Nachgefragt bei Thomas R. May, Leiter Produktmanagement Schüco Stahlsysteme Jansen.

metallbau: Herr May, welche Trends lassen sich im Fassadenbereich ablesen?
Thomas R. May: Im Fassadenbereich lassen sich folgende Trends feststellen, die unmittelbaren Einfluss auf die statische Dimensionierung der Profile haben: Das sind zunehmende frei spannende Längen und zunehmende Füllelementgewichte.
Diesen hohen statischen Anforderungen begegnet man im Stahlbereich mit folgenden drei Variablen: der Dimensionierung der Profile, dem statischen Ansatz und der Ausführungsart. Eingesetzt werden u.a. Profile mit hohem E-Modul von 210.000 N/mm², hochstatische Profile ab Werk für Bautiefen bis 280 mm und lagermäßigen Längen bis zu 10 m, lasergeschweißte Profile mit Bautiefen bis 1000 mm, Profile mit variabler Wandungsstärke bei gleichbleibender Außenkontur, hochfeste Stähle bis S355 J2 oder Standard-Profilrohre, die durch Stahleinschübe verstärkt werden.
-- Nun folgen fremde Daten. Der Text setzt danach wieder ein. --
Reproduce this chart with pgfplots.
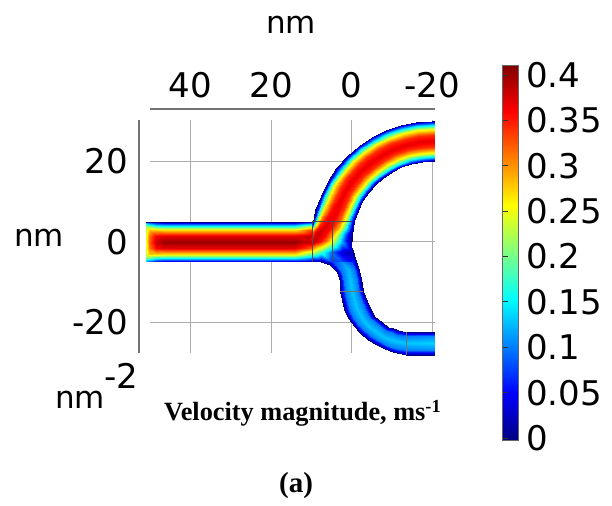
\documentclass[border=0pt]{standalone}
\usepackage{fontspec}
\setmainfont{DejaVu Sans}
\newfontfamily\tnr{Liberation Serif}
\usepackage{pgfplots}
\usepackage{pgfplotstable}
\pgfplotsset{compat=1.18}
\usepgfplotslibrary{patchplots}

% straight inlet channel: one row per x station, 11 points across (y)
\pgfplotstableread{
x y v
51 -5 0
51 -4.7 0.13
51 -4 0.21
51 -3 0.235
51 -1.5 0.245
51 0 0.245
51 1.5 0.245
51 3 0.235
51 4 0.21
51 4.7 0.13
51 5 0
50.3 -5 0
50.3 -4.7 0.1
50.3 -4 0.2
50.3 -3 0.28
50.3 -1.5 0.31
50.3 0 0.32
50.3 1.5 0.31
50.3 3 0.28
50.3 4 0.2
50.3 4.7 0.1
50.3 5 0
48.6 -5 0
48.6 -4.7 0.065
48.6 -4 0.165
48.6 -3 0.28
48.6 -1.5 0.36
48.6 0 0.38
48.6 1.5 0.36
48.6 3 0.28
48.6 4 0.165
48.6 4.7 0.065
48.6 5 0
46.5 -5 0
46.5 -4.7 0.05
46.5 -4 0.155
46.5 -3 0.27
46.5 -1.5 0.37
46.5 0 0.4
46.5 1.5 0.37
46.5 3 0.27
46.5 4 0.155
46.5 4.7 0.05
46.5 5 0
14 -5 0
14 -4.7 0.05
14 -4 0.155
14 -3 0.27
14 -1.5 0.37
14 0 0.4
14 1.5 0.37
14 3 0.27
14 4 0.155
14 4.7 0.05
14 5 0
9.5 -5 0
9.5 -4.7 0.03
9.5 -4 0.1
9.5 -3 0.19
9.5 -1.5 0.32
9.5 0 0.38
9.5 1.5 0.39
9.5 3 0.34
9.5 4 0.23
9.5 4.7 0.1
9.5 5 0.02
}\chantab

% junction below the upper bend: rows y = -5, -2.5, 0
\pgfplotstableread{
x y v
9.5 -5 0
7.5 -5 0
5 -5 0.07
2.5 -5 0.08
0 -5 0.05
9.5 -2.5 0.24
7.5 -2.5 0.18
5 -2.5 0.1
2.5 -2.5 0.03
0 -2.5 0.02
9.5 0 0.385
7.5 0 0.34
5 0 0.25
2.5 0 0.12
0 0 0
}\junctab

% upper bend, centre (-20,0): t = angle (deg), r = radius (nm)
\pgfplotstableread{
t r v
0 20 0
0 20.3 0.008
0 21 0.03
0 22 0.08
0 23.5 0.17
0 25 0.25
0 26.5 0.32
0 28 0.36
0 29 0.38
0 29.7 0.385
0 30 0.385
4.8 20 0
4.8 20.3 0.015
4.8 21 0.05
4.8 22 0.12
4.8 23.5 0.23
4.8 25 0.31
4.8 26.5 0.36
4.8 28 0.38
4.8 29 0.37
4.8 29.7 0.33
4.8 30 0.3
9.6 20 0
9.6 20.3 0.03
9.6 21 0.1
9.6 22 0.19
9.6 23.5 0.3
9.6 25 0.355
9.6 26.5 0.375
9.6 28 0.34
9.6 29 0.24
9.6 29.7 0.1
9.6 30 0
15 20 0
15 20.3 0.04
15 21 0.125
15 22 0.225
15 23.5 0.325
15 25 0.365
15 26.5 0.355
15 28 0.28
15 29 0.17
15 29.7 0.06
15 30 0
22.5 20 0
22.5 20.3 0.048
22.5 21 0.145
22.5 22 0.25
22.5 23.5 0.34
22.5 25 0.37
22.5 26.5 0.34
22.5 28 0.25
22.5 29 0.145
22.5 29.7 0.048
22.5 30 0
30 20 0
30 20.3 0.048
30 21 0.145
30 22 0.25
30 23.5 0.34
30 25 0.37
30 26.5 0.34
30 28 0.25
30 29 0.145
30 29.7 0.048
30 30 0
37.5 20 0
37.5 20.3 0.048
37.5 21 0.145
37.5 22 0.25
37.5 23.5 0.34
37.5 25 0.37
37.5 26.5 0.34
37.5 28 0.25
37.5 29 0.145
37.5 29.7 0.048
37.5 30 0
45 20 0
45 20.3 0.048
45 21 0.145
45 22 0.25
45 23.5 0.34
45 25 0.37
45 26.5 0.34
45 28 0.25
45 29 0.145
45 29.7 0.048
45 30 0
52.5 20 0
52.5 20.3 0.048
52.5 21 0.145
52.5 22 0.25
52.5 23.5 0.34
52.5 25 0.37
52.5 26.5 0.34
52.5 28 0.25
52.5 29 0.145
52.5 29.7 0.048
52.5 30 0
60 20 0
60 20.3 0.048
60 21 0.145
60 22 0.25
60 23.5 0.34
60 25 0.37
60 26.5 0.34
60 28 0.25
60 29 0.145
60 29.7 0.048
60 30 0
67.5 20 0
67.5 20.3 0.048
67.5 21 0.145
67.5 22 0.25
67.5 23.5 0.34
67.5 25 0.37
67.5 26.5 0.34
67.5 28 0.25
67.5 29 0.145
67.5 29.7 0.048
67.5 30 0
75 20 0
75 20.3 0.048
75 21 0.145
75 22 0.25
75 23.5 0.34
75 25 0.37
75 26.5 0.34
75 28 0.25
75 29 0.145
75 29.7 0.048
75 30 0
82.5 20 0
82.5 20.3 0.048
82.5 21 0.145
82.5 22 0.25
82.5 23.5 0.34
82.5 25 0.37
82.5 26.5 0.34
82.5 28 0.25
82.5 29 0.145
82.5 29.7 0.048
82.5 30 0
90 20 0
90 20.3 0.048
90 21 0.145
90 22 0.25
90 23.5 0.34
90 25 0.37
90 26.5 0.34
90 28 0.25
90 29 0.145
90 29.7 0.048
90 30 0
}\bendtab

% short straight outlet after the upper bend
\pgfplotstableread{
x y v
-20 20 0
-20 20.3 0.048
-20 21 0.145
-20 22 0.25
-20 23.5 0.34
-20 25 0.37
-20 26.5 0.34
-20 28 0.25
-20 29 0.145
-20 29.7 0.048
-20 30 0
-20.7 20 0
-20.7 20.3 0.048
-20.7 21 0.145
-20.7 22 0.25
-20.7 23.5 0.34
-20.7 25 0.37
-20.7 26.5 0.34
-20.7 28 0.25
-20.7 29 0.145
-20.7 29.7 0.048
-20.7 30 0
}\outtab

% lower S-shaped branch: one cross-section per row of 5 points
\pgfplotstableread{
x y v
7.5 -5 0
5.98 -4.3 0.06
3.7 -3.25 0.08
1.42 -2.2 0.045
-0.1 -1.5 0
5.4 -5.8 0
4.16 -5.46 0.085
2.3 -4.95 0.11
0.44 -4.44 0.075
-0.8 -4.1 0
3.6 -7.5 0
2.54 -7.26 0.095
0.95 -6.9 0.125
-0.64 -6.54 0.095
-1.7 -6.3 0
2.9 -9.9 0
1.86 -9.76 0.1
0.3 -9.55 0.13
-1.26 -9.34 0.1
-2.3 -9.2 0
2.8 -12.3 0
1.68 -12.3 0.1
0 -12.3 0.13
-1.68 -12.3 0.1
-2.8 -12.3 0
2.2 -15.7 0
1.02 -15.52 0.1
-0.75 -15.25 0.13
-2.52 -14.98 0.1
-3.7 -14.8 0
1.6 -17.5 0
0.44 -17.17 0.1
-1.3 -16.68 0.13
-3.04 -16.19 0.1
-4.2 -15.9 0
0.8 -19.1 0
-0.32 -18.68 0.1
-2.0 -18.05 0.13
-3.68 -17.42 0.1
-4.8 -17.0 0
-0.5 -21.1 0
-1.52 -20.56 0.1
-3.05 -19.75 0.13
-4.58 -18.94 0.1
-5.6 -18.4 0
-2.1 -22.8 0
-3.0 -22.1 0.1
-4.35 -21.05 0.13
-5.7 -20.0 0.1
-6.6 -19.3 0
-4.1 -24.4 0
-4.82 -23.55 0.1
-5.9 -22.28 0.13
-6.98 -21.0 0.1
-7.7 -20.15 0
-6.2 -25.7 0
-6.76 -24.82 0.1
-7.6 -23.5 0.13
-8.44 -22.18 0.1
-9.0 -21.3 0
-8.2 -26.7 0
-8.6 -25.66 0.1
-9.2 -24.1 0.13
-9.8 -22.54 0.1
-10.2 -21.5 0
-10.3 -27.4 0
-10.56 -26.34 0.1
-10.95 -24.75 0.13
-11.34 -23.16 0.1
-11.6 -22.1 0
-13.6 -28.2 0
-13.6 -27.04 0.1
-13.6 -25.3 0.13
-13.6 -23.56 0.1
-13.6 -22.4 0
-20.7 -28.2 0
-20.7 -27.04 0.105
-20.7 -25.3 0.135
-20.7 -23.56 0.105
-20.7 -22.4 0
}\lowtab

\begin{document}
\begin{tikzpicture}
\path (0,0) rectangle (306pt,250.5pt);
\begin{axis}[
  at={(75.1pt,74pt)}, anchor=south west,
  scale only axis, width=142.4pt, height=116.55pt,
  x dir=reverse,
  xmin=-20.7, xmax=50, ymin=-27.7, ymax=30.3,
  clip=false,
  axis line style={draw=none},
  major tick length=0pt,
  xtick={-20,0,20,40}, xticklabels={-20,0,20,40},
  ytick={-20,0,20}, yticklabels={-20,0,20},
  xticklabel pos=upper,
  grid=major,
  major grid style={black!32, line width=0.5pt},
  ticklabel style={font=\fontsize{17}{20}\selectfont, inner sep=0pt},
  xticklabel style={anchor=base, yshift=10.95pt},
  yticklabel style={anchor=east, xshift=-10.95pt},
  colormap/jet,
  point meta min=-0.0022, point meta max=0.411,
  colorbar,
  colorbar style={
    at={(parent axis.north east)}, anchor=north west,
    xshift=25.35pt, yshift=27.45pt,
    width=7.8pt, height=187.5pt,
    ytick={0,0.05,0.1,0.15,0.2,0.25,0.3,0.35,0.4},
    yticklabels={0,0.05,0.1,0.15,0.2,0.25,0.3,0.35,0.4},
    ytick pos=left, yticklabel pos=right,
    major tick length=2.5pt, tick align=inside,
    tick style={black!80, line width=0.4pt},
    axis line style={draw=black!60, line width=0.4pt},
    yticklabel style={font=\fontsize{17}{20}\selectfont, inner sep=0pt, anchor=west, xshift=3.8pt},
  },
]
\addplot[patch, patch type=rectangle, mesh input=lattice, mesh/cols=5,
  shader=interp, point meta=explicit] table[x=x, y=y, meta=v] {\lowtab};
\addplot[patch, patch type=rectangle, mesh input=lattice, mesh/cols=11,
  shader=interp, point meta=explicit] table[x=x, y=y, meta=v] {\chantab};
\addplot[patch, patch type=rectangle, mesh input=lattice, mesh/cols=5,
  shader=interp, point meta=explicit] table[x=x, y=y, meta=v] {\junctab};
\addplot[patch, patch type=rectangle, mesh input=lattice, mesh/cols=11,
  shader=interp, point meta=explicit]
  table[x expr={-20+\thisrow{r}*cos(\thisrow{t})},
        y expr={\thisrow{r}*sin(\thisrow{t})}, meta=v] {\bendtab};
\addplot[patch, patch type=rectangle, mesh input=lattice, mesh/cols=11,
  shader=interp, point meta=explicit] table[x=x, y=y, meta=v] {\outtab};

% domain boundaries
\draw[black!70, line width=0.3pt] (axis cs:9.7,-5) -- (axis cs:9.7,5) -- (axis cs:0,5);
\draw[black!70, line width=0.3pt] (axis cs:4.7,-5) -- (axis cs:4.7,5);
\draw[black!55, line width=0.3pt] (axis cs:2.8,-12.3) -- (axis cs:-2.8,-12.3);
\draw[black!55, line width=0.3pt] (axis cs:-13.6,-28.2) -- (axis cs:-13.6,-22.4);

% detached axis lines
\draw[black!55, line width=0.6pt] (axis cs:50,33) -- (axis cs:-20.7,33);
\draw[black!55, line width=0.6pt] (axis cs:52.8,30.3) -- (axis cs:52.8,-27.7);
\end{axis}

\node[font=\fontsize{15.5}{18}\selectfont] at (145.5pt,238pt) {nm};
\node[font=\fontsize{15.5}{18}\selectfont] at (19.5pt,131.75pt) {nm};
\node[font=\fontsize{17}{20}\selectfont] at (60.5pt,62.5pt) {-2};
\node[font=\fontsize{15.5}{18}\selectfont] at (40pt,50.5pt) {nm};
\node[font=\tnr\bfseries\fontsize{13.15}{15}\selectfont, anchor=base] at (151.5pt,40pt)
  {Velocity magnitude, ms\textsuperscript{-1}};
\node[font=\tnr\bfseries\fontsize{14.5}{17}\selectfont] at (148pt,7.5pt) {(a)};
\end{tikzpicture}
\end{document}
metallbau: Wie breit sind bei Jansen jeweils die schmalsten Profile und ist bereits ein schmaleres Profil in Entwicklung?
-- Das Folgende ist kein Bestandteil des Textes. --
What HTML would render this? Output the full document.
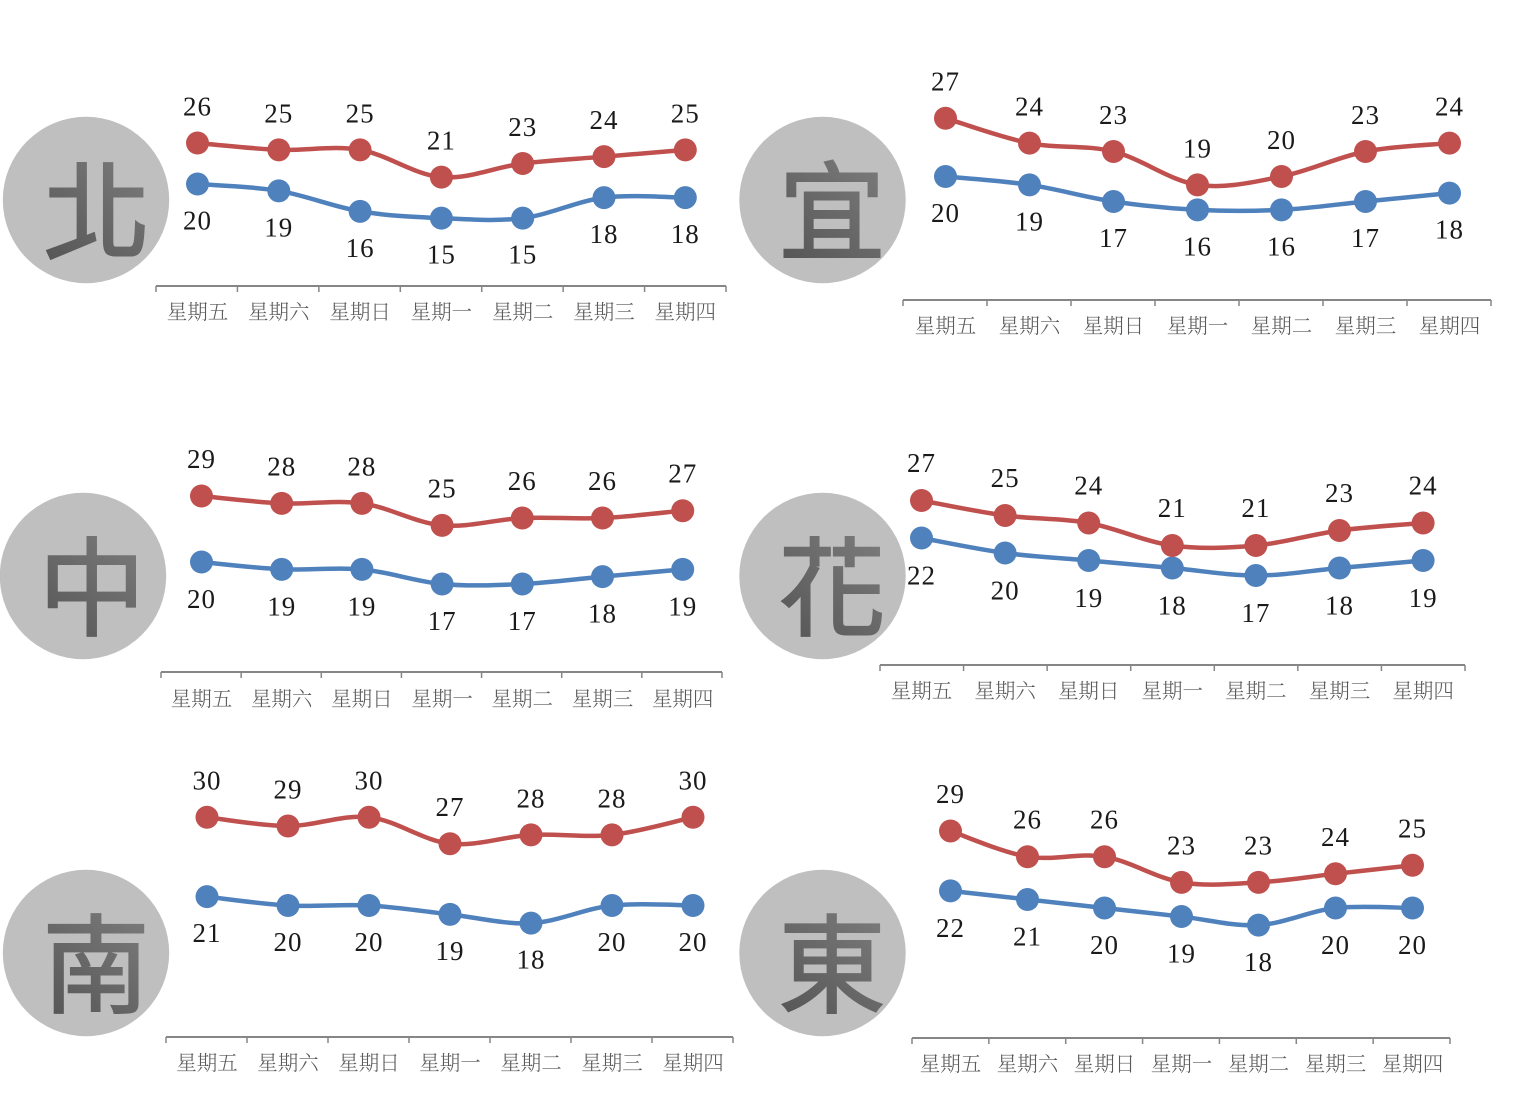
<!DOCTYPE html>
<html lang="zh-Hant">
<head>
<meta charset="utf-8">
<title>Weekly temperature by region</title>
<style>
html,body{margin:0;padding:0;background:#fff;}
svg{display:block;}
.val{font-family:"Liberation Serif","Noto Serif CJK SC",serif;font-size:27px;letter-spacing:1px;fill:#1a1a1a;text-anchor:middle;dominant-baseline:central;}
.cat{font-family:"Noto Serif CJK SC",serif;font-size:20.5px;font-weight:300;fill:#595959;text-anchor:middle;dominant-baseline:central;}
.glyph{font-family:"Noto Sans CJK TC",sans-serif;font-size:107px;font-weight:400;stroke-width:2px;text-anchor:middle;dominant-baseline:central;}
</style>
</head>
<body>
<svg id="chart" xmlns="http://www.w3.org/2000/svg" width="1522" height="1106" viewBox="0 0 1522 1106">
<defs>
<linearGradient id="glyphFill" x1="0.8" y1="0" x2="0.2" y2="1">
<stop offset="0" stop-color="#7f7f7f"/>
<stop offset="1" stop-color="#555555"/>
</linearGradient>
</defs>
</svg>
<script>
const categories = ['星期五','星期六','星期日','星期一','星期二','星期三','星期四'];
const beiHigh = [26,25,25,21,23,24,25];
const beiLow = [20,19,16,15,15,18,18];
const yiHigh = [27,24,23,19,20,23,24];
const yiLow = [20,19,17,16,16,17,18];
const zhongHigh = [29,28,28,25,26,26,27];
const zhongLow = [20,19,19,17,17,18,19];
const huaHigh = [27,25,24,21,21,23,24];
const huaLow = [22,20,19,18,17,18,19];
const nanHigh = [30,29,30,27,28,28,30];
const nanLow = [21,20,20,19,18,20,20];
const dongHigh = [29,26,26,23,23,24,25];
const dongLow = [22,21,20,19,18,20,20];

const panels = [
  {id:'north',label:'北',high:beiHigh,low:beiLow,cx:86,cy:200,gx:97,gy:204.5,x0:197.5,dx:81.3,y20:184,unit:6.83,ax0:156,ax1:726,ay:286,ly:310,off:36.5},
  {id:'yilan',label:'宜',high:yiHigh,low:yiLow,cx:822.5,cy:200,gx:832,gy:204.5,x0:945.5,dx:84,y20:176.5,unit:8.33,ax0:903,ax1:1491,ay:300,ly:324,off:36.5},
  {id:'central',label:'中',high:zhongHigh,low:zhongLow,cx:83,cy:576,gx:92,gy:580.5,x0:201.5,dx:80.2,y20:562,unit:7.33,ax0:161,ax1:722,ay:672,ly:697,off:37},
  {id:'hualien',label:'花',high:huaHigh,low:huaLow,cx:822.5,cy:576,gx:832,gy:580.5,x0:921.5,dx:83.6,y20:553,unit:7.5,ax0:880,ax1:1465,ay:665,ly:689,off:37.5},
  {id:'south',label:'南',high:nanHigh,low:nanLow,cx:86,cy:953,gx:96,gy:957.5,x0:207,dx:81,y20:905.5,unit:8.83,ax0:166,ax1:733,ay:1037,ly:1061,off:36.5},
  {id:'east',label:'東',high:dongHigh,low:dongLow,cx:822.5,cy:953,gx:832,gy:957.5,x0:950.5,dx:77,y20:908,unit:8.55,ax0:912,ax1:1450,ay:1038,ly:1062,off:37}
];

const HIGH_COLOR = '#c0504d';
const LOW_COLOR = '#4f81bd';
const NS = 'http://www.w3.org/2000/svg';
const svg = document.getElementById('chart');

function make(tag, attrs, parent) {
  const el = document.createElementNS(NS, tag);
  for (const k in attrs) el.setAttribute(k, attrs[k]);
  parent.appendChild(el);
  return el;
}

function smoothPath(pts) {
  let d = 'M' + pts[0][0] + ' ' + pts[0][1];
  for (let i = 0; i < pts.length - 1; i++) {
    const p0 = pts[Math.max(i - 1, 0)];
    const p1 = pts[i];
    const p2 = pts[i + 1];
    const p3 = pts[Math.min(i + 2, pts.length - 1)];
    const c1x = p1[0] + (p2[0] - p0[0]) / 6;
    const c1y = p1[1] + (p2[1] - p0[1]) / 6;
    const c2x = p2[0] - (p3[0] - p1[0]) / 6;
    const c2y = p2[1] - (p3[1] - p1[1]) / 6;
    d += ' C' + c1x + ' ' + c1y + ' ' + c2x + ' ' + c2y + ' ' + p2[0] + ' ' + p2[1];
  }
  return d;
}

function drawSeries(group, panel, values, color, kind, xScale, yScale) {
  const pts = values.map((v, i) => [xScale(i), yScale(v)]);
  const line = make('path', {d: smoothPath(pts), fill: 'none', stroke: color, 'stroke-width': 4.5, 'stroke-linecap': 'round'}, group);
  
  
  values.forEach((v, i) => {
    const dot = make('circle', {cx: xScale(i), cy: yScale(v), r: 11.5, fill: color}, group);
    
    
    const offset = kind === 'high' ? -panel.off : panel.off;
    const txt = make('text', {x: xScale(i), y: yScale(v) + offset, class: 'val'}, group);
    
    
    txt.textContent = v;
  });
}

panels.forEach(panel => {
  const xScale = i => panel.x0 + i * panel.dx;
  const yScale = v => panel.y20 - (v - 20) * panel.unit;

  const g = make('g', {}, svg);
  
  

  const badge = make('circle', {cx: panel.cx, cy: panel.cy, r: 83.2, fill: '#bfbfbf'}, g);
  
  

  const glyph = make('text', {x: panel.gx, y: panel.gy, class: 'glyph', fill: 'url(#glyphFill)', stroke: 'url(#glyphFill)'}, g);
  
  
  glyph.textContent = panel.label;

  const axis = make('line', {x1: panel.ax0, x2: panel.ax1, y1: panel.ay, y2: panel.ay, stroke: '#868686', 'stroke-width': 2}, g);
  
  

  const step = (panel.ax1 - panel.ax0) / categories.length;
  for (let i = 0; i <= categories.length; i++) {
    const tx = panel.ax0 + i * step;
    const tick = make('line', {x1: tx, x2: tx, y1: panel.ay, y2: panel.ay + 6, stroke: '#868686', 'stroke-width': 1.5}, g);
    
    
  }

  categories.forEach((c, i) => {
    const t = make('text', {x: xScale(i), y: panel.ly, class: 'cat'}, g);
    
    
    t.textContent = c;
  });

  drawSeries(g, panel, panel.low, LOW_COLOR, 'low', xScale, yScale);
  drawSeries(g, panel, panel.high, HIGH_COLOR, 'high', xScale, yScale);
});
</script>
</body>
</html>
May: Die Frage lässt sich leider nicht erschöpfend mit wenigen Worten beantworten. Daher der allgemeine Ansatz: Die Systeme der Schüco Stahlsystemen Jansen sind im Grundsatz und durch die Tatsache der hohen Materialfestigkeit von Stahl als filigrane Konstruktionen ausgelegt. Wir stellen uns aber täglich der Herausforderung der vom Architekten gewünschten maximalen Transparenz und des technisch Machbaren.